Per capita GDP has shot up from $226 to $482, over the same period, in constant 2000 US$ prices. Along with remittances, “over the last two decades, GDP growth was underpinned by exports”, the majority of which were garments, according to the World Bank.
Companies such as Zara, H&M, Benetton and Gap have been described by the World Bank as “pioneers” in the fast fashion business model, which requires quick cycles of production, “rapid prototyping and small order sizes”.
As a result, orders are placed in terms of weekly output and production continues “as long as there is sufficient demand”.
Clothes printed with Disney characters found at the site of the Tazreen factory, which caught on fire in November 2012
But the economic success the industry has brought has a dark and difficult side.
There have been more than 350 deaths in the garments industry in Bangladesh in the last three years due to buildings collapsing alone, according to the news website, bdnews24. The BILS said that 1,126 female workers had been killed at their workplace by the end of 2012.

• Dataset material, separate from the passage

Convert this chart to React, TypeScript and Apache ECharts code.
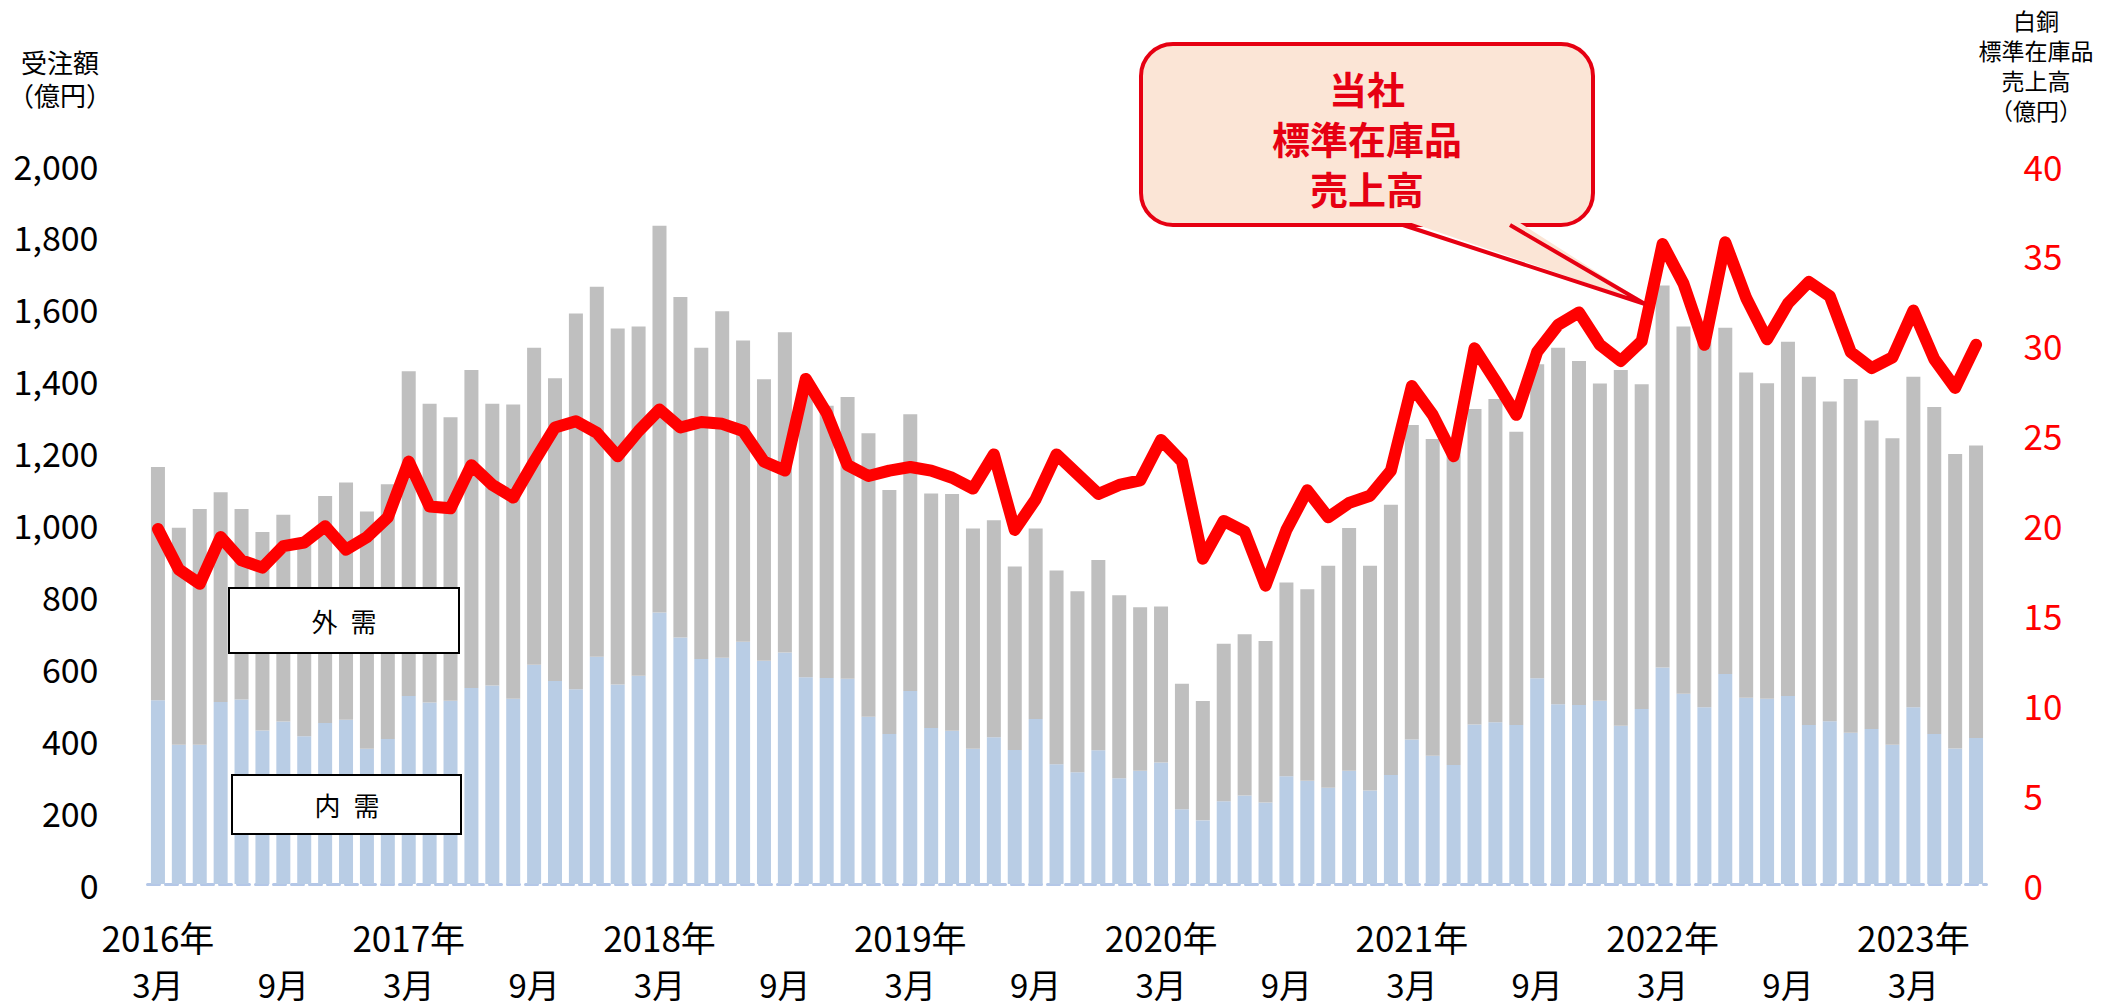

There has been a string of fatal garments factory fires. For each, structural problems – lack of fire escapes, faulty wiring, or padlocked exits – are at least blamed, if not the cause of the deaths.

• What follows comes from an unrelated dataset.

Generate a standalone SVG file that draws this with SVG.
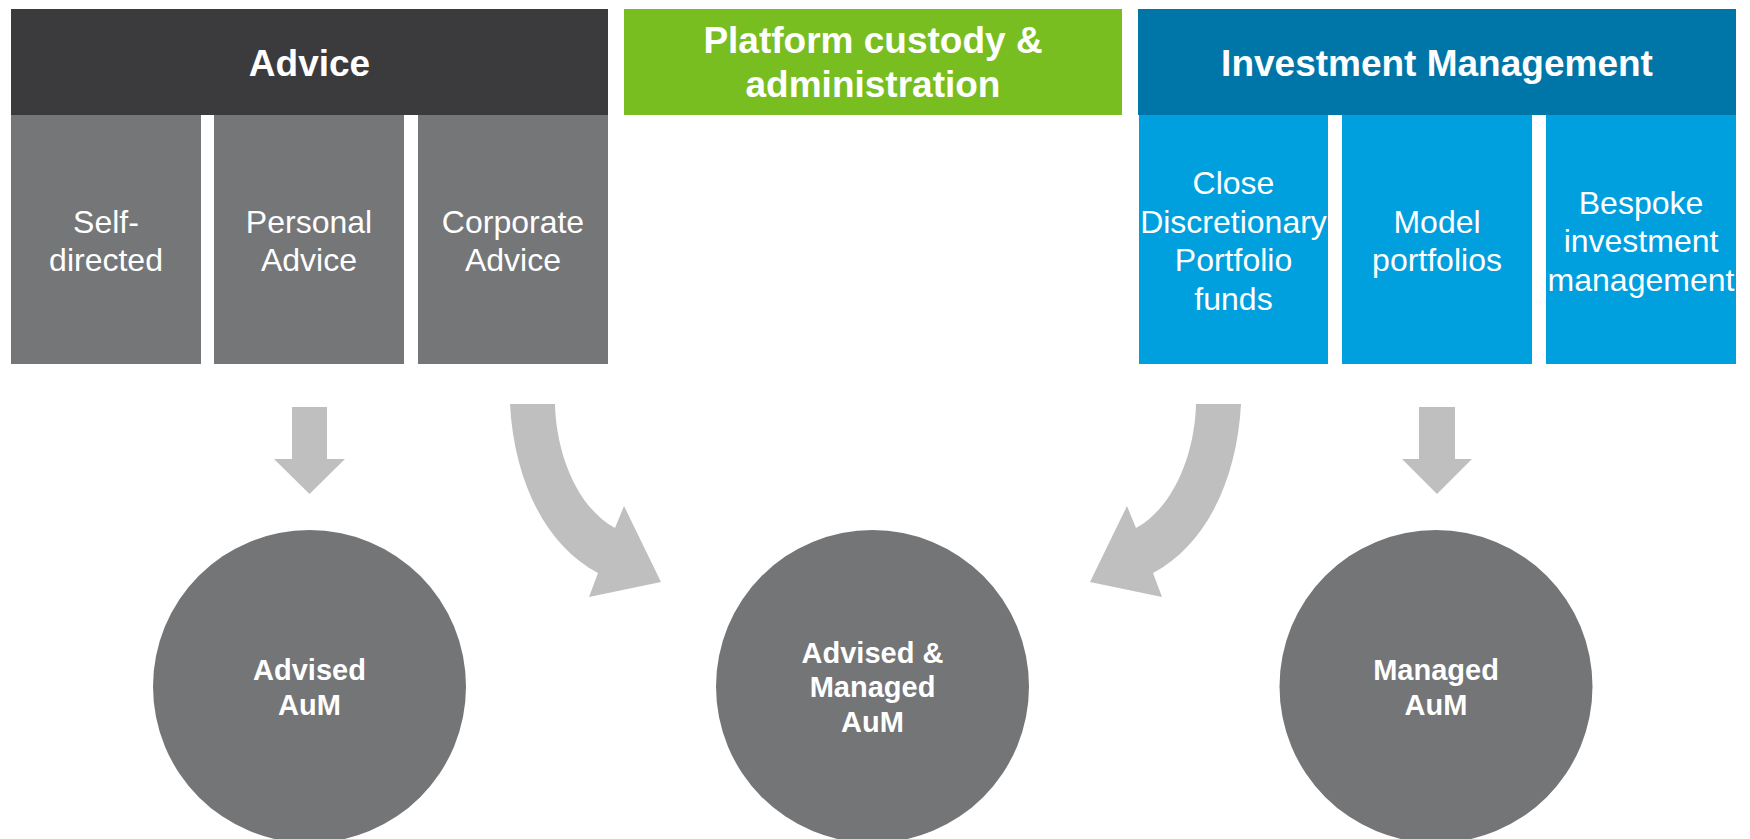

As well as the deaths and grief for victims, the government is aware that each incident only tarnishes the country’s image in the eyes of the world’s media, frequently being Bangladesh’s only mention in international news.
While factory owners are known for living in plush gated compounds, attend parties in Versailles and own properties abroad, workers are currently paid 3,000 taka (£24.85) a month, or 5,000 taka (£41.42) in overtime.

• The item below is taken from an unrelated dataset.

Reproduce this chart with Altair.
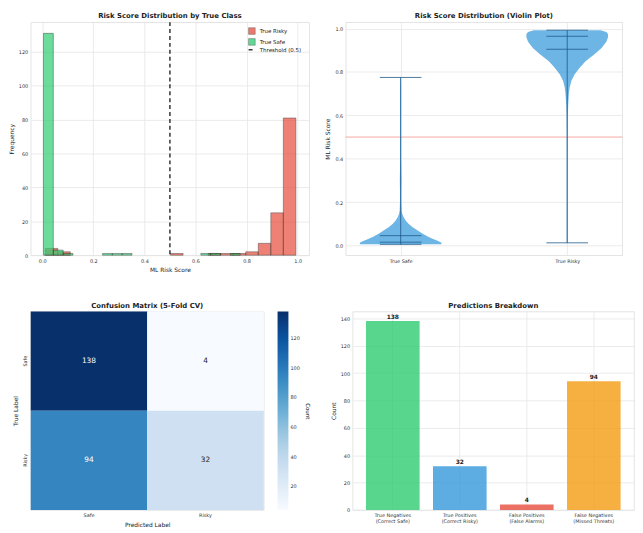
import altair as alt
import numpy as np
import pandas as pd

FONT = "DejaVu Sans"

# ---------------- Panel 1: histogram by true class ----------------
hist_classes = ["True Risky", "True Safe"]
safe_min, safe_max = 0.005, 0.775
risky_min, risky_max = 0.012, 0.993
n_bins = 20
safe_counts = [131, 3, 1, 0, 0, 0, 1, 1, 1, 0, 0, 0, 0, 0, 0, 0, 1, 1, 0, 1]
risky_counts = [4, 2, 0, 0, 0, 0, 0, 0, 0, 0, 1, 0, 0, 1, 1, 1, 2, 7, 25, 81]
threshold = 0.5
threshold_label = "Threshold (0.5)"

rows = []
for cls, lo, hi, counts in [("True Risky", risky_min, risky_max, risky_counts),
                            ("True Safe", safe_min, safe_max, safe_counts)]:
    edges = np.linspace(lo, hi, n_bins + 1)
    for i, c in enumerate(counts):
        if c > 0:
            rows.append({"cls": cls, "lo": edges[i], "hi": edges[i + 1], "count": c})
hist_df = pd.DataFrame(rows)
thr_df = pd.DataFrame({"x": [threshold], "cls": [threshold_label]})

H_W, H_H = 282, 236
hx = alt.Scale(domain=[-0.045, 1.045], nice=False, zero=False)
hy = alt.Scale(domain=[0, 137.6], nice=False)
hx_axis = alt.Axis(values=[0, 0.2, 0.4, 0.6, 0.8, 1.0], format=".1f")
leg_common = dict(title=None, orient="none", padding=2, labelFontSize=5.5, symbolSize=45,
                  labelColor="#222", legendX=H_W - 64)
bars = alt.Chart(hist_df).mark_bar(opacity=0.7, stroke="black", strokeWidth=0.5).encode(
    x=alt.X("lo:Q", scale=hx, title="ML Risk Score", axis=hx_axis),
    x2="hi:Q",
    y=alt.Y("count:Q", scale=hy, title="Frequency",
            axis=alt.Axis(values=[0, 20, 40, 60, 80, 100, 120])),
    y2=alt.datum(0),
    color=alt.Color("cls:N", scale=alt.Scale(domain=hist_classes, range=["#e74c3c", "#2ecc71"]),
                    legend=alt.Legend(symbolType="square", symbolStrokeColor="#333333",
                                      symbolStrokeWidth=0.5, symbolOpacity=0.75,
                                      rowPadding=1, legendY=3, **leg_common)),
)
thr_rule = alt.Chart(thr_df).mark_rule(color="black", strokeWidth=1.2).encode(
    x=alt.X("x:Q", scale=hx, title="ML Risk Score", axis=hx_axis),
    strokeDash=alt.StrokeDash("cls:N", scale=alt.Scale(domain=[threshold_label], range=[[4, 3]]),
                              legend=alt.Legend(symbolType="stroke", symbolStrokeColor="black",
                                                symbolStrokeWidth=1.2, legendY=22,
                                                **leg_common)),
)
hist = alt.layer(bars, thr_rule).properties(
    width=H_W, height=H_H, title="Risk Score Distribution by True Class")

# ---------------- Panel 2: violin plot ----------------
violin_classes = ["True Safe", "True Risky"]
safe_score = [0.005, 0.012, 0.02, 0.03, 0.04, 0.055, 0.07, 0.085, 0.1, 0.115, 0.13,
              0.145, 0.16, 0.2, 0.25, 0.3, 0.35, 0.4, 0.5, 0.6, 0.7, 0.775]
safe_half = [0.245, 0.245, 0.225, 0.195, 0.165, 0.13, 0.1, 0.07, 0.047, 0.03, 0.018,
             0.01, 0.006, 0.004, 0.004, 0.005, 0.004, 0.003, 0.003, 0.003, 0.003, 0.002]
risky_score = [0.012, 0.1, 0.2, 0.3, 0.4, 0.5, 0.6, 0.65, 0.7, 0.73, 0.76, 0.79, 0.82,
               0.85, 0.88, 0.91, 0.94, 0.96, 0.975, 0.985, 0.993]
risky_half = [0.003, 0.003, 0.003, 0.003, 0.003, 0.003, 0.004, 0.006, 0.01, 0.015, 0.025,
              0.045, 0.075, 0.11, 0.16, 0.205, 0.235, 0.245, 0.245, 0.235, 0.2]
violin_min = [0.005, 0.012]
violin_max = [0.775, 0.993]
violin_median = [0.015, 0.965]
violin_mean = [0.045, 0.905]
stat_half = 0.125

span_df = pd.DataFrame({"idx": [0, 1], "mn": violin_min, "mx": violin_max})
srows = []
for idx in range(2):
    for v in (violin_min[idx], violin_max[idx], violin_median[idx], violin_mean[idx]):
        srows.append({"v": v, "lo": idx - stat_half, "hi": idx + stat_half})
stat_df = pd.DataFrame(srows)

vx = alt.Scale(domain=[-0.33, 1.33], nice=False, zero=False)
vy = alt.Scale(domain=[-0.045, 1.03], nice=False, zero=False)
vx_axis = alt.Axis(values=[0, 1],
                   labelExpr="datum.value == 0 ? 'True Safe' : 'True Risky'")
vy_axis = alt.Axis(values=[0, 0.2, 0.4, 0.6, 0.8, 1.0], format=".1f")
VY_T = "ML Risk Score"

bodies = []
for idx, (sc, hw) in enumerate([(safe_score, safe_half), (risky_score, risky_half)]):
    d = pd.DataFrame({"score": sc, "lo": [idx - w for w in hw], "hi": [idx + w for w in hw]})
    bodies.append(
        alt.Chart(d).mark_area(orient="horizontal", color="#3498db", opacity=0.72).encode(
            y=alt.Y("score:Q", scale=vy, axis=vy_axis, title=VY_T),
            x=alt.X("lo:Q", scale=vx, axis=vx_axis, title=None),
            x2="hi:Q",
        ))
vline = alt.Chart(span_df).mark_rule(color="#1f5a8a", strokeWidth=0.8).encode(
    x=alt.X("idx:Q", scale=vx, axis=vx_axis, title=None),
    y=alt.Y("mn:Q", scale=vy, axis=vy_axis, title=VY_T), y2="mx:Q")
hline = alt.Chart(stat_df).mark_rule(color="#1f5a8a", strokeWidth=0.8).encode(
    x=alt.X("lo:Q", scale=vx, axis=vx_axis, title=None), x2="hi:Q",
    y=alt.Y("v:Q", scale=vy, axis=vy_axis, title=VY_T))
vthr = alt.Chart(thr_df).mark_rule(color="#e74c3c", opacity=0.6, strokeWidth=0.8).encode(
    y=alt.Y("x:Q", scale=vy, axis=vy_axis, title=VY_T))
violin = alt.layer(*bodies, vthr, vline, hline).properties(
    width=280, height=H_H, title="Risk Score Distribution (Violin Plot)")

# ---------------- Panel 3: confusion matrix ----------------
cm_labels = ["Safe", "Risky"]
cm_true = ["Safe", "Safe", "Risky", "Risky"]
cm_pred = ["Safe", "Risky", "Safe", "Risky"]
cm_count = [138, 4, 94, 32]
cm_df = pd.DataFrame({"true": cm_true, "pred": cm_pred, "count": cm_count})
blues = ["#f7fbff", "#deebf7", "#c6dbef", "#9ecae1", "#6baed6",
         "#4292c6", "#2171b5", "#08519c", "#08306b"]
cmin, cmax = min(cm_count), max(cm_count)
cm_domain = list(np.linspace(cmin, cmax, len(blues)))
B_H = 201
cm_x = alt.X("pred:N", sort=cm_labels, title="Predicted Label",
             axis=alt.Axis(labelAngle=0, grid=False))
cm_y = alt.Y("true:N", sort=cm_labels, title="True Label",
             axis=alt.Axis(labelAngle=270, grid=False))
cm_rect = alt.Chart(cm_df).mark_rect().encode(
    x=cm_x, y=cm_y,
    color=alt.Color("count:Q", scale=alt.Scale(domain=cm_domain, range=blues),
                    legend=alt.Legend(title="Count", orient="right", gradientLength=B_H,
                                      gradientThickness=11, values=[20, 40, 60, 80, 100, 120],
                                      titleOrient="right", offset=14, labelFontSize=5,
                                      titleFontSize=5.5, titleFontWeight="normal",
                                      gradientStrokeWidth=0, labelColor="#333")),
)
cm_text = alt.Chart(cm_df).mark_text(fontSize=7.5).encode(
    x=cm_x, y=cm_y,
    text="count:Q",
    color=alt.condition(alt.datum.count > 70, alt.value("white"), alt.value("#262626")),
)
cm = alt.layer(cm_rect, cm_text).properties(
    width=236, height=B_H, title="Confusion Matrix (5-Fold CV)")

# ---------------- Panel 4: predictions breakdown ----------------
pb_labels = ["True Negatives\n(Correct Safe)", "True Positives\n(Correct Risky)",
             "False Positives\n(False Alarms)", "False Negatives\n(Missed Threats)"]
pb_values = [138, 32, 4, 94]
pb_colors = ["#2ecc71", "#3498db", "#e74c3c", "#f39c12"]
pb_df = pd.DataFrame({"label": pb_labels, "value": pb_values})
pb_x = alt.X("label:N", sort=pb_labels, title=None,
             scale=alt.Scale(paddingInner=0.2, paddingOuter=0.2),
             axis=alt.Axis(labelAngle=0, labelExpr="split(datum.label, '\\n')",
                           labelFontSize=5, labelLineHeight=6, bandPosition=0.5, grid=True))
pb_y = alt.Y("value:Q", scale=alt.Scale(domain=[0, 145], nice=False), title="Count",
             axis=alt.Axis(values=[0, 20, 40, 60, 80, 100, 120, 140]))
pb_bars = alt.Chart(pb_df).mark_bar(opacity=0.8).encode(
    x=pb_x, y=pb_y,
    color=alt.Color("label:N", scale=alt.Scale(domain=pb_labels, range=pb_colors), legend=None),
)
pb_text = alt.Chart(pb_df).mark_text(fontSize=6, fontWeight="bold", dy=-4, color="#222").encode(
    x=pb_x, y=pb_y, text="value:Q")
pb = alt.layer(pb_bars, pb_text).properties(
    width=285, height=B_H, title="Predictions Breakdown")

row1 = alt.hconcat(hist, violin, spacing=14).resolve_scale(
    color="independent", strokeDash="independent").resolve_legend(
    color="independent", strokeDash="independent")
row2 = alt.hconcat(cm, pb, spacing=19).resolve_scale(color="independent")
chart = alt.vconcat(row1, row2, spacing=27).resolve_scale(
    color="independent", strokeDash="independent").resolve_legend(
    color="independent", strokeDash="independent").properties(
    padding=0
).configure(font=FONT).configure_view(stroke="#dddddd", strokeWidth=0.8).configure_axis(
    domain=False, ticks=False, labelFontSize=5, labelColor="#333333", labelPadding=3,
    titleFontSize=6, titleFontWeight="normal", titleColor="#222222", titlePadding=4,
    gridColor="#e6e6e6", gridWidth=0.8,
).configure_title(fontSize=7, fontWeight="bold", color="#222222", offset=3)

chart.save("out.html", embed_options={"renderer": "svg", "actions": False})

But, the industry as it exists in Bangladesh has thrived specifically because of the poor conditions and low wages.
“So far, low wages in the garment sector have partially compensated for poor logistics,” the World Bank said.
Although the sector has been credited with enabling thousands of unskilled women move from working as domestic servants to factory employees, sexual assaults against women in factories is rife, according to labour leaders.
Nevertheless, “the government has nurtured this industry,” Mr Ahmed said. “Because there are benefits. They have come from nothing to earning a lot of money, and that’s why the government thinks that whatever they do, the industry must be kept untouchable”.
Mr Ahmed said the responsibility for ridding the industry of such disasters falls with the state. “If the state cannot bring about justice, then who can? The state must take responsibility. The first thing we need to do is to set some sort of example. We have to pursue the matters through the courts and then punish.
“Then, the different organisations have to go to the factory buildings and have them investigated for safety and structural issues. If something is wrong, it needs to be fixed.
“The owners should of course ensure that everything is kept right, and if they do not, then they must be punished.
“And the overseas companies buying the goods – when they give their orders for garments, they should ensure they fully comply with Bangladesh law, with health and safety standards. They also need to consider – are they operating within international norms?”
As yet, the companies involved in sourcing “fast fashion” from Bangladesh have not given specific examples of how they intend to act following the disaster.
Primark said that it is “shocked and deeply saddened by this appalling incident”.
A spokesman added: “Primark’s ethical trade team is at this moment working to collect information, assess which communities the workers come from, and to provide support where possible.”